The research describes the current experimental work and corresponding theory to characterize the light and heat absorption surface localization effects during stereolithographic curing processes. Stereolithographic curing is a common practice of additive manufacturing utilized to prototype and manufacture complex geometries in a short time frame and at low cost via the crosslinking of liquid polymers under the exposure to UV radiation. Further knowledge of this curing procedure can be utilized by manufacturers to optimize their curing processes. In stereolithographic curing, radiative energy transfer is the primary energy source to initiate crosslinking. The propagating UV light reflects during the curing process which creates an inhomogeneous radiative energy transfer in the sample and in turn a nonuniform variation of mechanical properties within the final cured product. The research intends to characterize this inhomogeneous mechanical property distribution.

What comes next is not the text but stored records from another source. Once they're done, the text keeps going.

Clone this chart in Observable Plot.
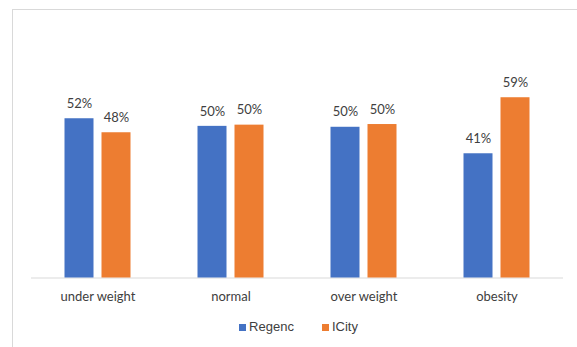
<!DOCTYPE html>
<html>
<head>
<meta charset="utf-8">
<script src="https://cdn.jsdelivr.net/npm/d3@7"></script>
<script src="https://cdn.jsdelivr.net/npm/@observablehq/plot@0.6"></script>
<style>
  html, body { margin: 0; padding: 0; background: #fff; overflow: hidden; width: 577px; height: 347px; }
  #frame { position: absolute; left: 12px; top: 9px; width: 600px; height: 400px; border: 1px solid #d9d9d9; box-sizing: border-box; }
  #chart { position: absolute; left: 0; top: 0; }
  #legend { position: absolute; left: 0; top: 319px; width: 597px; display: flex; justify-content: center; align-items: center; font-family: "Liberation Sans", Arial, sans-serif; font-size: 13px; color: #404040; line-height: 16px; }
  .item { display: flex; align-items: center; margin: 0 14px; }
  .sw { width: 7px; height: 7px; margin-right: 3px; }
</style>
</head>
<body>
<div id="frame"></div>
<div id="chart"></div>
<div id="legend"></div>
<script>
const categories = ["under weight", "normal", "over weight", "obesity"];
const seriesNames = ["Regenc", "ICity"];
const regenc = [52.3, 49.8, 49.5, 40.8];
const city = [47.7, 50.2, 50.4, 59.2];
const colors = ["#4472C4", "#ED7D31"];

const data = categories.flatMap((c, i) => [
  {category: c, series: seriesNames[0], value: regenc[i]},
  {category: c, series: seriesNames[1], value: city[i]}
]);

const chart = Plot.plot({
  width: 577,
  height: 310,
  marginLeft: 29.5,
  marginRight: 13.5,
  marginTop: 64.35,
  marginBottom: 32.5,
  style: {background: "transparent", fontFamily: "Lato, sans-serif"},
  fx: {domain: categories, padding: 0, label: null},
  x: {domain: seriesNames, paddingInner: 0.227, paddingOuter: 0.893, axis: null},
  y: {domain: [0, 70], axis: null},
  color: {domain: seriesNames, range: colors},
  marks: [
    Plot.ruleY([0], {stroke: "#d9d9d9", strokeWidth: 1}),
    Plot.barY(data, {fx: "category", x: "series", y: "value", fill: "series"}),
    Plot.text(data, {fx: "category", x: "series", y: "value", text: d => Math.round(d.value) + "%", dy: -15, fontSize: 13, fill: "#404040"}),
    Plot.axisFx({anchor: "bottom", tickSize: 0, tickPadding: 14, fontSize: 13, color: "#404040", label: null})
  ]
});
document.getElementById("chart").appendChild(chart);

const legend = document.getElementById("legend");
seriesNames.forEach((s, i) => {
  const item = document.createElement("div");
  item.className = "item";
  const sw = document.createElement("div");
  sw.className = "sw";
  sw.style.background = colors[i];
  const t = document.createElement("span");
  t.textContent = s;
  item.appendChild(sw);
  item.appendChild(t);
  legend.appendChild(item);
});
</script>
</body>
</html>
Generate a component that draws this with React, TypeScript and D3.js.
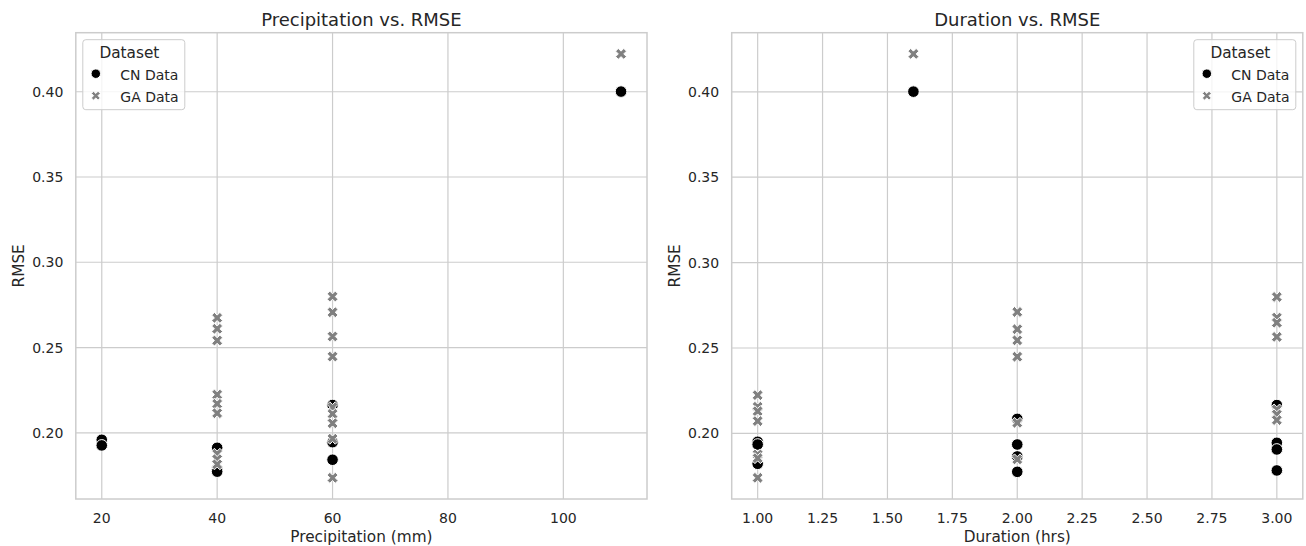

The intention of this research is to identify the mechanical behavior effects due to non uniform UV light propagation so that optimal curing parameters can be determined. The current research has identified an in-house crosslinking method for a photosensitive polymer. The photosensitive polymer is a polydimethylsiloxane (PDMS) base with a photoinitiator addition made of benzophenone and xylene to make the polymer sensitive to UV light, in addition to the base already being curable via heat additions. The photo-sensitive polymer is cured via both UV and heat exposure as this is necessary to fully cure the polymer, for UV energy alone is not sufficient. In the initial experimentation the polymer is cured in the shape of an ASTM-D638 type V tensile bar to be used as a standard for quantifying mechanical behavior via tensile testing. This standard is intended to be used as a benchmark for all samples to compare mechanical properties.

To determine the effects of the radiative energy transfer the independent variables of the photoinitiator (benzophenone and xylene mixture), UV exposure and heat exposure will be isolated in individual curing conditions. The effects intended to be answered are the following: How does the UV radiation reflection affect the crosslinking of the sample and the resulting inhomogeneous mechanical properties? How does the inhomogeneous mechanical property distribution affect the fracture response? What, if any, stress concentrations form? What are tuned UV exposure parameters to optimize the mechanical behavior of the polymer?

The preliminary experiment utilizes ASTM-D638 tensile testing to identify the surface localization severity and its effects on mechanical behavior. Using these tensile tests in comparison to the separation of independent variables, I plan to characterize the localization effects of non uniform UV light propagation.